Re: Atlas proposal
Don Armstrong, le Tue 17 Aug 2010 15:13:15 -0700, a écrit :
> On Tue, 17 Aug 2010, Samuel Thibault wrote:
> > Roger Leigh, le Tue 17 Aug 2010 22:45:50 +0100, a écrit :
> > > Why can't this be fixed the correct way:
> > > by building all optimised variants for a given architecture and
> > > selecting the appropriate variant at runtime based upon the system's
> > > capabilities e.g. from CPUID on i386/amd64?
> > Because atlas doesn't optimise only for the instruction set, but
> > also the number of available cores, the size of the caches, etc.
> > etc.
> All of these are things that can be detected at run time and
> appropriate libraries dlopened or codepaths diverged, etc.
Errr, then you'll need a myriad of libraries/codepaths for all the
combinations of L1/L2/L3 cache sizes, number of processors, speed, etc.
> > > Disabling threading is also suspect: how can the optimal number of
> > > threads possibly be determined at build time?
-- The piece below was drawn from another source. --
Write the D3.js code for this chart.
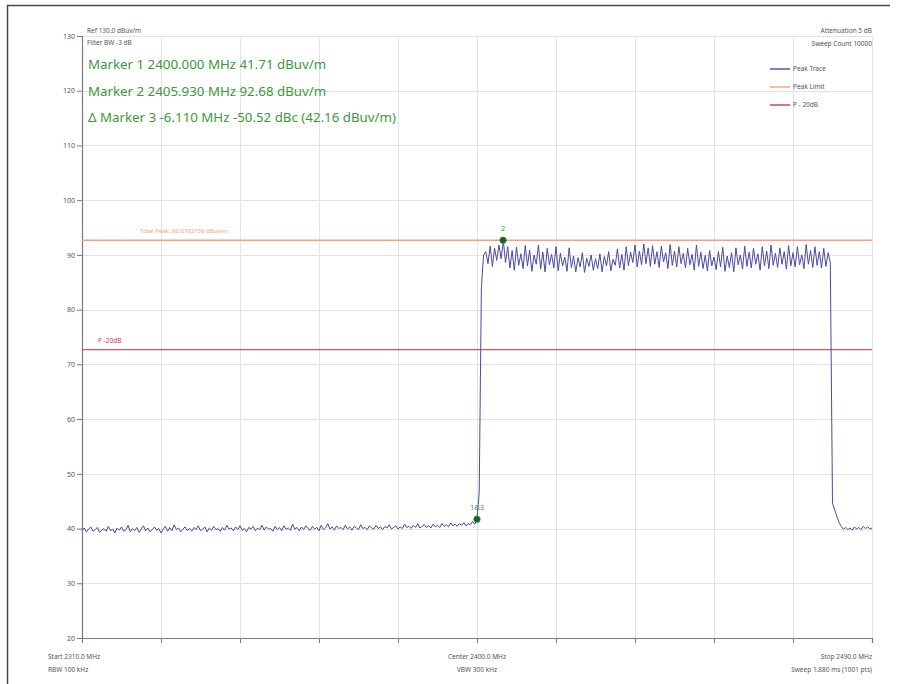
<!DOCTYPE html>
<html>
<head>
<meta charset="utf-8">
<script src="https://cdn.jsdelivr.net/npm/d3@7"></script>
<style>
  html, body { margin: 0; padding: 0; background: #fff; }
  svg { display: block; font-family: "Noto Sans", "Open Sans", sans-serif; }
</style>
</head>
<body>
<svg id="chart" width="904" height="684"></svg>
<script>
// Sweep definition
const startMHz = 2310;
const stopMHz = 2490;
const centerMHz = 2400;
const stepMHz = 0.5;

// Trace levels (dBuV/m), one per sweep point
const floorBelow = [
  39.6, 40.1, 39.4, 39.9, 40.3, 39.5, 39.8, 40.2, 39.3, 39.7,
  40.0, 39.5, 40.4, 39.6, 39.9, 39.2, 40.1, 39.7, 40.3, 39.5,
  39.8, 40.6, 39.4, 40.0, 39.6, 40.2, 39.3, 39.9, 40.5, 39.6,
  40.1, 39.4, 39.8, 40.3, 39.7, 40.0, 39.2, 39.9, 40.4, 39.5,
  40.2, 39.6, 40.7, 39.8, 40.1, 39.4, 39.9, 40.3, 39.6, 40.0,
  39.5, 40.2, 39.8, 40.5, 39.6, 39.9, 40.3, 39.4, 40.1, 39.7,
  40.4, 39.8, 40.0, 39.5, 40.2, 39.7, 40.6, 39.9, 40.1, 39.6,
  40.3, 39.8, 40.5, 39.7, 40.0, 39.4, 40.2, 39.9, 40.4, 39.6,
  40.1, 39.8, 40.6, 39.7, 40.3, 39.9, 40.0, 39.5, 40.4, 39.8,
  40.2, 39.6, 40.5, 39.9, 40.1, 39.7, 40.8, 39.9, 40.2, 39.6,
  40.3, 39.8, 40.5, 40.0, 39.7, 40.4, 39.9, 40.2, 39.6, 40.6,
  39.8, 40.1, 40.9, 39.9, 40.3, 39.7, 40.5, 40.0, 40.2, 39.8,
  40.6, 39.9, 40.3, 39.7, 40.4, 40.1, 39.8, 40.7, 40.0, 40.2,
  39.8, 40.5, 40.1, 39.9, 40.6, 40.0, 40.3, 39.8, 40.4, 40.1,
  40.7, 39.9, 40.2, 40.5, 39.9, 40.3, 40.0, 40.8, 40.2, 40.4,
  40.0, 40.6, 40.2, 40.9, 40.1, 40.4, 40.7, 40.2, 40.5, 40.1,
  40.8, 40.3, 40.6, 40.2, 40.9, 40.4, 40.7, 40.3, 41.0, 40.5,
  40.8, 40.4, 40.9, 40.6, 41.1, 40.5, 40.9, 40.7, 41.3, 40.8,
  41.71
];
const risingEdge = [46.5, 84.0, 90.0];
const bandLevels = [
  90.6, 88.4, 91.6, 87.9, 91.2, 89.0, 91.8, 89.3, 92.6, 88.6,
  91.5, 87.6, 90.8, 87.2, 91.4, 88.1, 90.2, 87.5, 91.7, 88.0,
  90.9, 87.0, 90.0, 88.3, 91.8, 87.4, 90.5, 86.9, 91.2, 88.2,
  90.1, 87.6, 91.5, 87.1, 90.3, 88.0, 89.6, 87.0, 91.3, 87.7,
  89.8, 86.9, 89.5, 87.8, 90.4, 86.8, 89.4, 87.9, 90.0, 87.2,
  89.3, 87.5, 90.2, 86.9, 89.7, 88.0, 90.6, 87.1, 89.2, 88.1,
  91.1, 87.6, 90.1, 87.2, 91.5, 88.0, 90.5, 88.6, 91.8, 87.8,
  90.7, 88.2, 92.0, 88.4, 91.3, 87.9, 91.7, 88.3, 90.6, 87.7,
  91.6, 88.7, 90.4, 87.5, 91.9, 88.1, 90.7, 87.8, 91.5, 88.4,
  90.3, 87.6, 91.2, 88.2, 90.1, 87.2, 91.8, 87.9, 90.5, 87.5,
  89.9, 87.1, 90.8, 88.0, 89.6, 87.3, 90.6, 87.8, 91.4, 87.0,
  89.8, 87.7, 90.4, 86.9, 91.3, 88.2, 90.0, 87.4, 91.6, 87.9,
  90.5, 87.6, 91.2, 88.3, 90.2, 87.2, 91.5, 88.0, 90.7, 87.5,
  91.8, 88.1, 90.3, 87.7, 91.3, 88.3, 90.6, 87.4, 91.7, 88.0,
  90.4, 87.8, 91.5, 88.2, 90.0, 87.5, 91.9, 88.3, 90.8, 87.7,
  91.5, 88.1, 90.6, 87.6, 91.2, 87.9, 90.4, 88.6
];
const floorAbove = [
  44.6, 43.4, 42.2, 41.1, 40.4, 39.9, 40.2, 39.8, 40.1, 39.7,
  40.3, 39.9, 40.2, 39.8, 40.4, 40.0, 40.3, 39.9, 40.1
];

// Display lines
const peakLimit = 92.68;
const p20Line = 72.68;

// Markers
const markerFreqs = [2400.000, 2405.930, 2399.820];
const markerLevels = [41.71, 92.68, 42.16];
const markerTags = ["1&3", "2"];

// Axis ticks
const yTicks = [20, 30, 40, 50, 60, 70, 80, 90, 100, 110, 120, 130];
const xTickCount = 10;

// Texts
const markerLines = [
  "Marker 1 2400.000 MHz 41.71 dBuv/m",
  "Marker 2 2405.930 MHz 92.68 dBuv/m",
  "\u0394 Marker 3 -6.110 MHz -50.52 dBc (42.16 dBuv/m)"
];
const headerLeft = ["Ref 130.0 dBuv/m", "Filter BW -3 dB"];
const headerRight = ["Attenuation 5 dB", "Sweep Count 10000"];
const legendNames = ["Peak Trace", "Peak Limit", "P - 20dB"];
const footLeft = ["Start 2310.0 MHz", "RBW 100 kHz"];
const footCenter = ["Center 2400.0 MHz", "VBW 300 kHz"];
const footRight = ["Stop 2490.0 MHz", "Sweep 1.880 ms (1001 pts)"];
const limitLabel = "Total Peak: 92.6792736 dBuv/m";
const p20Label = "P -20dB";

const traceLevels = floorBelow.concat(risingEdge, bandLevels, floorAbove);
const trace = traceLevels.map((v, i) => ({ f: startMHz + i * stepMHz, v }));

const colors = {
  trace: "#4a4aa6",
  limit: "#f2a184",
  p20: "#d3354a",
  marker: "#3a9a3a",
  markerDot: "#17602a",
  grid: "#e4e4e4",
  axis: "#7a7a7a",
  text: "#555"
};

const svg = d3.select("#chart");
const x = d3.scaleLinear().domain([startMHz, stopMHz]).range([82, 872]);
const y = d3.scaleLinear().domain([20, 130]).range([638, 36]);
const xTickVals = d3.range(xTickCount + 1).map(i => startMHz + i * (stopMHz - startMHz) / xTickCount);

// Outer frame
svg.append("path")
  .attr("d", "M7.5,684 L7.5,5.5 L890,5.5")
  .attr("fill", "none").attr("stroke", "#4a4a4a").attr("stroke-width", 1.5);

// Grid
const grid = svg.append("g");
grid.selectAll("line.h").data(yTicks.filter(t => t > 20)).join("line")
  .attr("x1", x(startMHz)).attr("x2", x(stopMHz))
  .attr("y1", d => Math.round(y(d)) + 0.5).attr("y2", d => Math.round(y(d)) + 0.5)
  .attr("stroke", colors.grid);
grid.selectAll("line.v").data(xTickVals.slice(1)).join("line")
  .attr("x1", d => Math.round(x(d)) + 0.5).attr("x2", d => Math.round(x(d)) + 0.5)
  .attr("y1", y(130)).attr("y2", y(20))
  .attr("stroke", colors.grid);

// Axes
const yAxis = svg.append("g").attr("transform", `translate(${x(startMHz)},0)`)
  .call(d3.axisLeft(y).tickValues(yTicks).tickSize(5).tickPadding(2).tickFormat(d3.format("d")));
const xAxis = svg.append("g").attr("transform", `translate(0,${y(20)})`)
  .call(d3.axisBottom(x).tickValues(xTickVals).tickSize(5).tickFormat(""));
[yAxis, xAxis].forEach(g => {
  g.select(".domain").attr("stroke", colors.axis).attr("stroke-width", 1.2);
  g.selectAll(".tick line").attr("stroke", colors.axis);
  g.selectAll(".tick text").attr("fill", colors.text).attr("font-size", 7).attr("font-family", "Noto Sans, sans-serif");
});

// Limit lines
svg.append("line")
  .attr("x1", x(startMHz)).attr("x2", x(stopMHz))
  .attr("y1", y(peakLimit)).attr("y2", y(peakLimit))
  .attr("stroke", colors.limit).attr("stroke-width", 1.4);
svg.append("text").attr("x", 140).attr("y", y(peakLimit) - 7)
  .attr("font-size", 6).attr("fill", colors.limit).text(limitLabel);
svg.append("line")
  .attr("x1", x(startMHz)).attr("x2", x(stopMHz))
  .attr("y1", y(p20Line)).attr("y2", y(p20Line))
  .attr("stroke", colors.p20).attr("stroke-width", 1.2).attr("opacity", 0.85);
svg.append("text").attr("x", 98).attr("y", y(p20Line) - 7)
  .attr("font-size", 6.5).attr("fill", colors.p20).text(p20Label);

// Trace
svg.append("path").datum(trace)
  .attr("fill", "none").attr("stroke", colors.trace).attr("stroke-width", 1)
  .attr("stroke-linejoin", "round")
  .attr("d", d3.line().x(d => x(d.f)).y(d => y(d.v)));

// Markers
const shown = [0, 1];
svg.selectAll("circle.mk").data(shown).join("circle")
  .attr("cx", i => x(markerFreqs[i])).attr("cy", i => y(markerLevels[i]))
  .attr("r", 3.2).attr("fill", colors.markerDot).attr("stroke", "#2f8a3f").attr("stroke-width", 0.8);
svg.selectAll("text.mk").data(shown).join("text")
  .attr("x", i => x(markerFreqs[i])).attr("y", i => y(markerLevels[i]) - 9)
  .attr("text-anchor", "middle").attr("font-size", 7.5).attr("fill", colors.marker)
  .text((i, k) => markerTags[k]);

// Header texts
svg.selectAll("text.hl").data(headerLeft).join("text")
  .attr("x", 87).attr("y", (d, i) => 33 + i * 12)
  .attr("font-size", 6.5).attr("fill", colors.text).text(d => d);
svg.selectAll("text.hr").data(headerRight).join("text")
  .attr("x", 872).attr("y", (d, i) => 33 + i * 13)
  .attr("text-anchor", "end").attr("font-size", 6.5).attr("fill", colors.text).text(d => d);

// Marker readouts
svg.selectAll("text.mr").data(markerLines).join("text")
  .attr("x", 88).attr("y", (d, i) => 69 + i * 26.5)
  .attr("font-size", 13.3).attr("fill", colors.marker).text(d => d);

// Legend
const legendColors = [colors.trace, colors.limit, colors.p20];
const lg = svg.append("g");
legendNames.forEach((n, i) => {
  const ly = 69 + i * 18;
  lg.append("line").attr("x1", 770).attr("x2", 790).attr("y1", ly).attr("y2", ly)
    .attr("stroke", legendColors[i]).attr("stroke-width", 1.4);
  lg.append("text").attr("x", 793).attr("y", ly + 2.3)
    .attr("font-size", 6.5).attr("fill", colors.text).text(n);
});

// Footer texts
function foot(lines, xp, anchor) {
  svg.append("g").selectAll("text").data(lines).join("text")
    .attr("x", xp).attr("y", (d, i) => 659 + i * 13)
    .attr("text-anchor", anchor).attr("font-size", 6.5).attr("fill", colors.text).text(d => d);
}
foot(footLeft, 48, "start");
foot(footCenter, x(centerMHz), "middle");
foot(footRight, x(stopMHz), "end");
</script>
</body>
</html>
> > Because it changes how Atlas will statically schedule the
> > computation kernels.
> This answers the wrong half of the question; there's no way to know at
> build time what precisely the machine is going to be doing.
In HPC, yes: the machine will just be running atlas.
> > It's not "wrong", it's HPC. And HPC people will happily rebuild the
> > package to get an optimized version.
> It's wrong even in HPC unless you tweak the settings of atlas
> compilation for your particular problem set as well as your hardware
> and software architecture.
Err, what example of tuning?
The hardware architecture is known: the atlas build system is running on
> But all of that is fine; we can't possibly hope to optimize to get the
> last iota of performance out of a system. We should attempt to provide
> a reasonable set of optimized binaries (whether that means one or ten
> is up to the package maintainer),
The problem is that currently the Atlas build system doesn't have any
way to do generic optimization, and not agressive L1/L2/L3 cache size
-related optimizations which will actually make performance quite worse
whenever running on a machine with a smaller L2 for instance.